Group of African American women, enslaved or newly freed, holding babies outside cabins, Sam A. Cooley, Port Royal, South Carolina, circa 1860, courtesy of the Beaufort County Library.

Enslaved women in the Lowcountry, like those elsewhere in the South, relied heavily on each other for moral and practical support. The large Lowcountry rice and cotton plantations enabled enslaved women to cultivate matrifocal, or women-centered, networks based on gendered camaraderie that spanned all generations. Particularly important was the impartation of knowledge by elder women to those younger than themselves, especially daughters and granddaughters. Women shared ideas about how to survive enslavers’ sexual assaults, how to control their fertility, discussed abortifacients, and how best to negotiate pregnancy, birth and childcare thereafter. Women’s networks hence enabled their survival, and sometimes even their resistance to the regime, and they also promoted a sense of collective female agency in the fight for security, safety, and health.

Enslaved mothers in particular often relied on other women to care for their children while they worked for enslavers or performed family chores, especially those who were single parents or who had abroad marriages. Although some mothers carried their children with them as they labored, this was not always practical. So elderly women or younger girls often performed childcare roles, and on some of the largest plantations, slaveholders implemented more formal nurseries where women cared for infants and children:

"Dey had an old woman in de yard to house to stay dere en mind all de plantation chillen till night come, while dey parents was workin. Dey would let de chillun go home wid dey mammy to spend de night en den she would have to march dem right back to de yard de next morning."

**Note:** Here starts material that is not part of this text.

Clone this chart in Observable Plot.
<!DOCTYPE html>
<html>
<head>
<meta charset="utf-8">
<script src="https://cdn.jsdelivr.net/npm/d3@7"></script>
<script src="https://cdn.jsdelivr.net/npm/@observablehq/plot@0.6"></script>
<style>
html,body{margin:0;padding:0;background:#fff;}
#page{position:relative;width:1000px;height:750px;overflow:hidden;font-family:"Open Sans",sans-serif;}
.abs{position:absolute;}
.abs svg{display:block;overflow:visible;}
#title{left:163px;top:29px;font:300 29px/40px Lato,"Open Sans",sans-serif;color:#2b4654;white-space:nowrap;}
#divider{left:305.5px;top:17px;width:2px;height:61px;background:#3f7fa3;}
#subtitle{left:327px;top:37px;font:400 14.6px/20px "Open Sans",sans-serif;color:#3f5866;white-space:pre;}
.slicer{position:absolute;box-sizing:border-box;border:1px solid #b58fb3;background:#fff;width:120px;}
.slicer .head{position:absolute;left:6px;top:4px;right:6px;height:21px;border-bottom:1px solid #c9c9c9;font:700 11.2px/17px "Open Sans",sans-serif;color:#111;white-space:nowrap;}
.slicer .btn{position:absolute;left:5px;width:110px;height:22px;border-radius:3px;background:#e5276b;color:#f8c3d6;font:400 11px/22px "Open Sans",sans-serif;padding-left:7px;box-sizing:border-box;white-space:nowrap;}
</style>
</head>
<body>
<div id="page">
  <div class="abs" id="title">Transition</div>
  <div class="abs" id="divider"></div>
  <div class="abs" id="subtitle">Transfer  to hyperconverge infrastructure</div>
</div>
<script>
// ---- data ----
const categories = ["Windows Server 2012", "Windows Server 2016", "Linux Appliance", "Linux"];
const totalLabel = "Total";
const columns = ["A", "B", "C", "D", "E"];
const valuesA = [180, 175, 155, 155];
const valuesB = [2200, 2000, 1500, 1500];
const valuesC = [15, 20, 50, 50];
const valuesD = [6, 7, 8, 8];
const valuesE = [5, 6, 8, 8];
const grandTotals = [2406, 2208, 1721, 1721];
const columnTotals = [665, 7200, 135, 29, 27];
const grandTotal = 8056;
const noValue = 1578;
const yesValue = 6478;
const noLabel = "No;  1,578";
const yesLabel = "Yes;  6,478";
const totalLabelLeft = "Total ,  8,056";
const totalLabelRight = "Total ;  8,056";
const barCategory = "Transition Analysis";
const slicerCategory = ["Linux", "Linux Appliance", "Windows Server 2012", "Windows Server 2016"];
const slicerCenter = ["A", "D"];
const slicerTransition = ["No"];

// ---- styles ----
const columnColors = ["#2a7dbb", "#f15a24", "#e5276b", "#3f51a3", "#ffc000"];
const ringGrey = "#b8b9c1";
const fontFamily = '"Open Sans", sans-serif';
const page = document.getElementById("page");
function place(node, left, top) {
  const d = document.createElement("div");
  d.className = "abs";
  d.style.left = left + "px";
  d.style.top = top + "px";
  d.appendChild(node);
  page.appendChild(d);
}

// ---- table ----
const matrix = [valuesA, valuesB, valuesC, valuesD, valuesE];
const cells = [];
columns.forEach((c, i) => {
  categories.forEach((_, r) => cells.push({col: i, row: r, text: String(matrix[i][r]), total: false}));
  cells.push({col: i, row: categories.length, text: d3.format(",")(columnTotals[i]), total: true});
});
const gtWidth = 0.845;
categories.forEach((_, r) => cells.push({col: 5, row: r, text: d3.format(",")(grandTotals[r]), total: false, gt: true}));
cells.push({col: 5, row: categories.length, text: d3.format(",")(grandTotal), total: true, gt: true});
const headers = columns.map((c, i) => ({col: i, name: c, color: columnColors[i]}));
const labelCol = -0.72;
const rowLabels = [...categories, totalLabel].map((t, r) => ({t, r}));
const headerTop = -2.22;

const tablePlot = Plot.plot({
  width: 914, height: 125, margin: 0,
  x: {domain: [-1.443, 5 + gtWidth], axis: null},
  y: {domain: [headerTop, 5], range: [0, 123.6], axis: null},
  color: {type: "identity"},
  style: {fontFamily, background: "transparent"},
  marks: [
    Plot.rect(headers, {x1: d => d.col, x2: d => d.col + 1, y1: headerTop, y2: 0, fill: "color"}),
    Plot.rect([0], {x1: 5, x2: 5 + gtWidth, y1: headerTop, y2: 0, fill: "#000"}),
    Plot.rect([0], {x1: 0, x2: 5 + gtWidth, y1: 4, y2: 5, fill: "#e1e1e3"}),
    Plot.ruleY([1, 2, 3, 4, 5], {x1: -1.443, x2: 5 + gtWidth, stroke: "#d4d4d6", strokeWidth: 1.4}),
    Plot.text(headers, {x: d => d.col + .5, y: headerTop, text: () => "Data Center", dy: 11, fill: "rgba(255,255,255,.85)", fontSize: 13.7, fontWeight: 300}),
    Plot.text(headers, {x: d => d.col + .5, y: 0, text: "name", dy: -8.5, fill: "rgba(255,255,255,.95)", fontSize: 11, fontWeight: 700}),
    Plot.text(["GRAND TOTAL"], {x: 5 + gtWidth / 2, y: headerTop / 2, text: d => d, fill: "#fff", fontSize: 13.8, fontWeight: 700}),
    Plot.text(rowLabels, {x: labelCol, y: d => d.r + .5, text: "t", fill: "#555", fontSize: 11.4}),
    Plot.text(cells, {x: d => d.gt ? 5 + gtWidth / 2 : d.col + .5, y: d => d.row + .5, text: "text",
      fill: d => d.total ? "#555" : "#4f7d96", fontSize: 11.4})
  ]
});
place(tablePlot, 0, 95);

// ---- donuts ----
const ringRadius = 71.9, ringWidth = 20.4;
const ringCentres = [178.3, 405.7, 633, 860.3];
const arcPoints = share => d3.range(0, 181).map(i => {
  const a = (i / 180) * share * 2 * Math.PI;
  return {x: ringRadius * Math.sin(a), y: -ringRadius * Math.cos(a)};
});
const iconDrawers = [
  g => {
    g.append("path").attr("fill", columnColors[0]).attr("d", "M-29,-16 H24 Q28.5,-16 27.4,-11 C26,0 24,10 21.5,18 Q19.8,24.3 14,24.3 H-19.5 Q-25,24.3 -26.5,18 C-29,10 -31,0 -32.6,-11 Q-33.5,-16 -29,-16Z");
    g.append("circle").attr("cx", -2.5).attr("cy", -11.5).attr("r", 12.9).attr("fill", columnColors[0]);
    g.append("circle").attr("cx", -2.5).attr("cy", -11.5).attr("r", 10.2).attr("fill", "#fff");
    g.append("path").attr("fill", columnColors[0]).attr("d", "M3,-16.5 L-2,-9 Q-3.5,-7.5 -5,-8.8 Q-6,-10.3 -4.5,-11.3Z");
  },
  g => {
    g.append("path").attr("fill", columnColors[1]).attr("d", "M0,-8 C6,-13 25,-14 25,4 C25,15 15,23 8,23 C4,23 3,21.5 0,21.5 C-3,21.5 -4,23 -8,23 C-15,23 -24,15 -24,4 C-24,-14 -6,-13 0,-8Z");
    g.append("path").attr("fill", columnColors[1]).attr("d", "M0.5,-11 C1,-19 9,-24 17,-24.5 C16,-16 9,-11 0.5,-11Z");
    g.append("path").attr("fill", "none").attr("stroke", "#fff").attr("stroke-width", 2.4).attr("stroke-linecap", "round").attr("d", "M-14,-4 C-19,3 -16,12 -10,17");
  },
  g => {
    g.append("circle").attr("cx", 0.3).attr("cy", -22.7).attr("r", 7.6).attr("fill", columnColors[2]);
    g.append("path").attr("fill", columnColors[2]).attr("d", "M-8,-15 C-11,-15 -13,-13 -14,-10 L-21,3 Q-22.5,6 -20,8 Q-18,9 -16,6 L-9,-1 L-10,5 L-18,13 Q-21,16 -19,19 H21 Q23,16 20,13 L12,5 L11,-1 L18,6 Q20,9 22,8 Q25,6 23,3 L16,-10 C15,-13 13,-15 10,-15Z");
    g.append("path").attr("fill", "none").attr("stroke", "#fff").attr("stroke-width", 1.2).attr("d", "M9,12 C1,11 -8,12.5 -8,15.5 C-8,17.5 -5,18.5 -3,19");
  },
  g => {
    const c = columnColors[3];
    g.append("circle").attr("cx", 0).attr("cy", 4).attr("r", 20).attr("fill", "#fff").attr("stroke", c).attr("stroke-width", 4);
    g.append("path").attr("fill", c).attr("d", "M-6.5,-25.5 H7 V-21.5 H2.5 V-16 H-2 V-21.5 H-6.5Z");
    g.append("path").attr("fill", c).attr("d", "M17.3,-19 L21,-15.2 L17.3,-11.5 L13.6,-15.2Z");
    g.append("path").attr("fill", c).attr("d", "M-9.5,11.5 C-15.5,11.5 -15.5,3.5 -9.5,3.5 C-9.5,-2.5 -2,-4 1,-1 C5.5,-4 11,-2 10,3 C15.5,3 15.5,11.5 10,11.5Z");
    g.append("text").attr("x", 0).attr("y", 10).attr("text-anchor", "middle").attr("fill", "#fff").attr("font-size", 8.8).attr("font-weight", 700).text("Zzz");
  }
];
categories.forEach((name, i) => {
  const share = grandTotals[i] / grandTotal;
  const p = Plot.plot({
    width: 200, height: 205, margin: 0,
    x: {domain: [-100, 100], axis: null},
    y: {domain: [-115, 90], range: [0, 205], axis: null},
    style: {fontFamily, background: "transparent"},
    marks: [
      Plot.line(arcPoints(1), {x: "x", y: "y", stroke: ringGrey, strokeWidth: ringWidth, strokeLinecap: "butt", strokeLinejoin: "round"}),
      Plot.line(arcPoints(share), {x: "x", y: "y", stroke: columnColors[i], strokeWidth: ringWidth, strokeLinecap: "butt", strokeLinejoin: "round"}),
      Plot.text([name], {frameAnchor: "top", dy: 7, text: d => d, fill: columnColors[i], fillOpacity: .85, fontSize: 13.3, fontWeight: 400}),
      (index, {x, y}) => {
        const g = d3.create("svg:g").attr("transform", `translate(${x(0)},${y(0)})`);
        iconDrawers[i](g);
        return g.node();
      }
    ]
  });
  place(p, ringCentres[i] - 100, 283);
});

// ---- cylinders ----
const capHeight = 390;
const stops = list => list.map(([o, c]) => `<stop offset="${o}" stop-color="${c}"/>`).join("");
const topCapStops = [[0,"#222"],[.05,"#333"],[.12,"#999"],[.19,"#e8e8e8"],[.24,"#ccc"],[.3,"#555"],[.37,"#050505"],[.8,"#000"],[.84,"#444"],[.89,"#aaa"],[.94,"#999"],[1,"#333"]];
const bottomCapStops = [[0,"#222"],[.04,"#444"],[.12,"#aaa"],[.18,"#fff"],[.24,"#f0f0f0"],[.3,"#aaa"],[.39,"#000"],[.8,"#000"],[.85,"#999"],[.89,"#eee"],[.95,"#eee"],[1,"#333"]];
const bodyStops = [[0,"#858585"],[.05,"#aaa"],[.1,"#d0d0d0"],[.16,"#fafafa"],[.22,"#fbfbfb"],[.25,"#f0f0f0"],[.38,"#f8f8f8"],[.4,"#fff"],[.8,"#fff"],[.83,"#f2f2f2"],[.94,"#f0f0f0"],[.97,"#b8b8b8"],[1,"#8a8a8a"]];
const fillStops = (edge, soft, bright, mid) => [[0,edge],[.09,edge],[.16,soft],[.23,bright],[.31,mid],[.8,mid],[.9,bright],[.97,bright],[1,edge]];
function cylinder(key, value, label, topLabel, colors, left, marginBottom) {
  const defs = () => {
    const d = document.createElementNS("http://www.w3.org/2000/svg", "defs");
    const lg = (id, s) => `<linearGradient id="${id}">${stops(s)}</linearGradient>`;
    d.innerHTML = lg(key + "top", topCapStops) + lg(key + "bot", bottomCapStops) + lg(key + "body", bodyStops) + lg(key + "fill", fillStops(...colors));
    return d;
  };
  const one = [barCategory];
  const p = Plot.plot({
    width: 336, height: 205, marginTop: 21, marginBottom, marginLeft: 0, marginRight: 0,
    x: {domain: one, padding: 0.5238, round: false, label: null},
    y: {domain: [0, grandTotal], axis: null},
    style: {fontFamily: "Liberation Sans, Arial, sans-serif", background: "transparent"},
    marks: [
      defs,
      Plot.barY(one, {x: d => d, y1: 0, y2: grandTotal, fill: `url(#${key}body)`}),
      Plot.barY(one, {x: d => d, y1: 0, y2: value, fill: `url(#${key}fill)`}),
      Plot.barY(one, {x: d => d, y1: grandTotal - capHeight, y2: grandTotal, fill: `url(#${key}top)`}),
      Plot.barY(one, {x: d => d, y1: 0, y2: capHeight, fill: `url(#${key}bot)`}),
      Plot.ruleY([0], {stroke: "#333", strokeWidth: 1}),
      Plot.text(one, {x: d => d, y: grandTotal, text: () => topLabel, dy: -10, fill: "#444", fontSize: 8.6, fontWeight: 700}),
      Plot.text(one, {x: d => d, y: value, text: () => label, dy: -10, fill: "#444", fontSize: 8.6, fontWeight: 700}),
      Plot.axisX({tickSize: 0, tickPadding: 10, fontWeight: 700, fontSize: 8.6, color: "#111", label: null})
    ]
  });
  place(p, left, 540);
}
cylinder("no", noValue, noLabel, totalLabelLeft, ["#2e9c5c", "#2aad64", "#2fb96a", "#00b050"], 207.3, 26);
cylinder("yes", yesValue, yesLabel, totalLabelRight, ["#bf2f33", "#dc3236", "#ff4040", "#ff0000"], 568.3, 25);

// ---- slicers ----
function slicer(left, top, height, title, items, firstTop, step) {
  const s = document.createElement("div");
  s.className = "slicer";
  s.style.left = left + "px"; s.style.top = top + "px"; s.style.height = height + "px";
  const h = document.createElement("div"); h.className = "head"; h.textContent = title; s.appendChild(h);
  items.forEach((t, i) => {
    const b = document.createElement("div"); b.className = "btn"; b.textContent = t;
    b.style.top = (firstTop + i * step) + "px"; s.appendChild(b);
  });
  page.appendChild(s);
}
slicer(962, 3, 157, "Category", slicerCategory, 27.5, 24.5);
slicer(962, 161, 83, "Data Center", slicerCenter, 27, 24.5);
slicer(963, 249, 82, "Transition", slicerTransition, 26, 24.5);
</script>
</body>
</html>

Ryer Emmanuel, interview with Federal Writers' Project, South Carolina, circa 1936

On large Lowcountry plantations in particular, women could build up networks of support and camaraderie among fellow women whether they worked in the house or the field since gender often dictated work patterns. Women worked and socialized with each other, which resulted in networks of cooperation and the formation of interdependent bonds. At the end of the day, women might spin or weave together when enforced to complete "extra" work by slaveholders or, more pleasurably, they talked as they quilted together scraps of fabric. Along with their family members, Lowcountry women also made beautiful and functional sweetgrass baskets that might be bartered or sold, a tradition that continues to the present day.

Engraving titled "Heading Herring" depicting a group of women cleaning fish, from Harper's Weekly Magazine, New York, New York, 1866, courtesy of the Internet Archive.

Engraving titled Heading Herring depicting a group of women cleaning fish, from Harper's Weekly Magazine, New York, New York, 1866, courtesy of the Internet Archive.

All members of enslaved communities revered and respected elderly enslaved women, especially those who performed important roles for other enslaved people, for example, midwives, religious leaders, or sometimes plantation cooks who might pass on news or foodstuffs and other provisions from the big house. From these senior women, whether they were biological relations or community elders, younger women learned how to cope with the everyday onslaughts of slavery, and how, as females, to survive and sometimes resist the regime. For women, the notion of "kin" assumed a wider role than simply those with whom one had blood-ties. They used the  terms "granny," "aunt," and "sister" for women they trusted, respected and admired. Over the course of their lifecycles, women’s camaraderie and supportive matrifocal networks helped each other cope with the onslaughts and rigors of enslavement.